What to do. Copy the lines below as they are; omit the images they contain.

____________

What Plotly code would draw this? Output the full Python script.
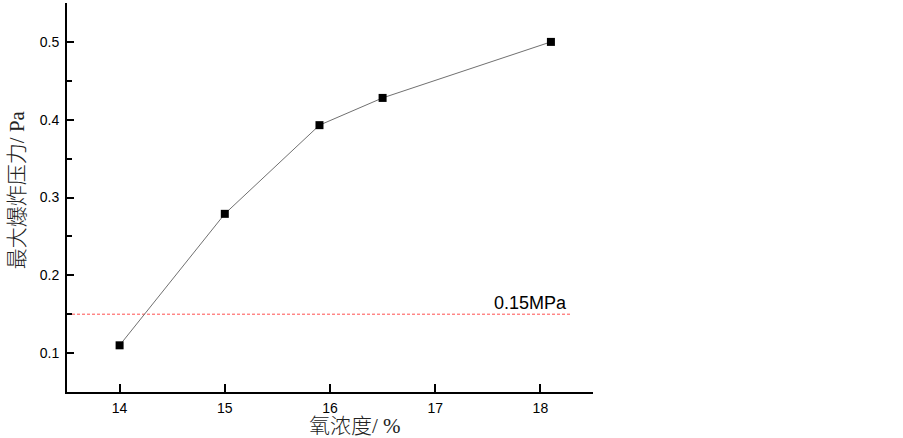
import plotly.graph_objects as go

oxygen = [14.0, 15.0, 15.9, 16.5, 18.1]
pressure = [0.11, 0.279, 0.393, 0.428, 0.50]
ref_x = [13.5, 18.3]
ref_y = [0.15, 0.15]
ref_label = "0.15MPa"
x_ticks = [14, 15, 16, 17, 18]
y_ticks = [0.1, 0.2, 0.3, 0.4, 0.5]

fig = go.Figure()
fig.add_trace(go.Scatter(
    x=ref_x, y=ref_y, mode="lines",
    line=dict(color="rgba(255,60,60,0.9)", width=1, dash="3px,2px"),
    showlegend=False, hoverinfo="skip"))
fig.add_trace(go.Scatter(
    x=oxygen, y=pressure, mode="lines+markers",
    line=dict(color="#707070", width=1),
    marker=dict(symbol="square", size=8, color="black"),
    showlegend=False))

fig.add_annotation(x=17.91, y=0.165, xref="x", yref="y", text=ref_label,
                   showarrow=False, xanchor="center", yanchor="middle",
                   font=dict(family="Liberation Sans, Arial", size=18, color="black"))
title_font = dict(family="Liberation Serif, Noto Sans CJK SC", size=21, color="#222", weight=300)
fig.add_annotation(x=0.5475, y=-0.088, xref="paper", yref="paper", text="氧浓度/ %",
                   showarrow=False, xanchor="center", yanchor="middle", font=title_font)
fig.add_annotation(x=-0.095, y=0.519, xref="paper", yref="paper", text="最大爆炸压力/ Pa",
                   showarrow=False, xanchor="center", yanchor="middle", textangle=-90,
                   font=title_font)

axis_font = dict(family="Liberation Sans, Arial", size=14, color="black")
fig.update_xaxes(range=[13.5, 18.5], tickvals=x_ticks, ticktext=[str(v) for v in x_ticks],
                 ticks="inside", ticklen=8, tickwidth=1.5, tickcolor="black",
                 ticklabelstandoff=2,
                 showline=True, linecolor="black", linewidth=2, showgrid=False,
                 zeroline=False, tickfont=axis_font, mirror=False)
fig.update_yaxes(range=[0.05, 0.55], tickvals=y_ticks, ticktext=[f"{v:.1f}" for v in y_ticks],
                 ticks="inside", ticklen=7, tickwidth=1.5, tickcolor="black",
                 ticklabelstandoff=3,
                 minor=dict(tickvals=[0.05, 0.15, 0.25, 0.35, 0.45, 0.55], ticks="inside",
                            ticklen=5, tickwidth=1.5, tickcolor="black"),
                 showline=True, linecolor="black", linewidth=2, showgrid=False,
                 zeroline=False, tickfont=axis_font, mirror=False)

fig.update_layout(width=903, height=438, plot_bgcolor="white", paper_bgcolor="white",
                  margin=dict(l=67, r=310, t=3, b=46, autoexpand=False))
fig.write_html("out.html", config={"displayModeBar": False},
               post_script="document.body.style.margin='0';")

____________

Written solution.
What Plotly code would draw this? Output the full Python script.
import plotly.graph_objects as go

oxygen = [14.0, 15.0, 15.9, 16.5, 18.1]
pressure = [0.11, 0.279, 0.393, 0.428, 0.50]
ref_x = [13.5, 18.3]
ref_y = [0.15, 0.15]
ref_label = "0.15MPa"
x_ticks = [14, 15, 16, 17, 18]
y_ticks = [0.1, 0.2, 0.3, 0.4, 0.5]

fig = go.Figure()
fig.add_trace(go.Scatter(
    x=ref_x, y=ref_y, mode="lines",
    line=dict(color="rgba(255,60,60,0.9)", width=1, dash="3px,2px"),
    showlegend=False, hoverinfo="skip"))
fig.add_trace(go.Scatter(
    x=oxygen, y=pressure, mode="lines+markers",
    line=dict(color="#707070", width=1),
    marker=dict(symbol="square", size=8, color="black"),
    showlegend=False))

fig.add_annotation(x=17.91, y=0.165, xref="x", yref="y", text=ref_label,
                   showarrow=False, xanchor="center", yanchor="middle",
                   font=dict(family="Liberation Sans, Arial", size=18, color="black"))
title_font = dict(family="Liberation Serif, Noto Sans CJK SC", size=21, color="#222", weight=300)
fig.add_annotation(x=0.5475, y=-0.088, xref="paper", yref="paper", text="氧浓度/ %",
                   showarrow=False, xanchor="center", yanchor="middle", font=title_font)
fig.add_annotation(x=-0.095, y=0.519, xref="paper", yref="paper", text="最大爆炸压力/ Pa",
                   showarrow=False, xanchor="center", yanchor="middle", textangle=-90,
                   font=title_font)

axis_font = dict(family="Liberation Sans, Arial", size=14, color="black")
fig.update_xaxes(range=[13.5, 18.5], tickvals=x_ticks, ticktext=[str(v) for v in x_ticks],
                 ticks="inside", ticklen=8, tickwidth=1.5, tickcolor="black",
                 ticklabelstandoff=2,
                 showline=True, linecolor="black", linewidth=2, showgrid=False,
                 zeroline=False, tickfont=axis_font, mirror=False)
fig.update_yaxes(range=[0.05, 0.55], tickvals=y_ticks, ticktext=[f"{v:.1f}" for v in y_ticks],
                 ticks="inside", ticklen=7, tickwidth=1.5, tickcolor="black",
                 ticklabelstandoff=3,
                 minor=dict(tickvals=[0.05, 0.15, 0.25, 0.35, 0.45, 0.55], ticks="inside",
                            ticklen=5, tickwidth=1.5, tickcolor="black"),
                 showline=True, linecolor="black", linewidth=2, showgrid=False,
                 zeroline=False, tickfont=axis_font, mirror=False)

fig.update_layout(width=903, height=438, plot_bgcolor="white", paper_bgcolor="white",
                  margin=dict(l=67, r=310, t=3, b=46, autoexpand=False))
fig.write_html("out.html", config={"displayModeBar": False},
               post_script="document.body.style.margin='0';")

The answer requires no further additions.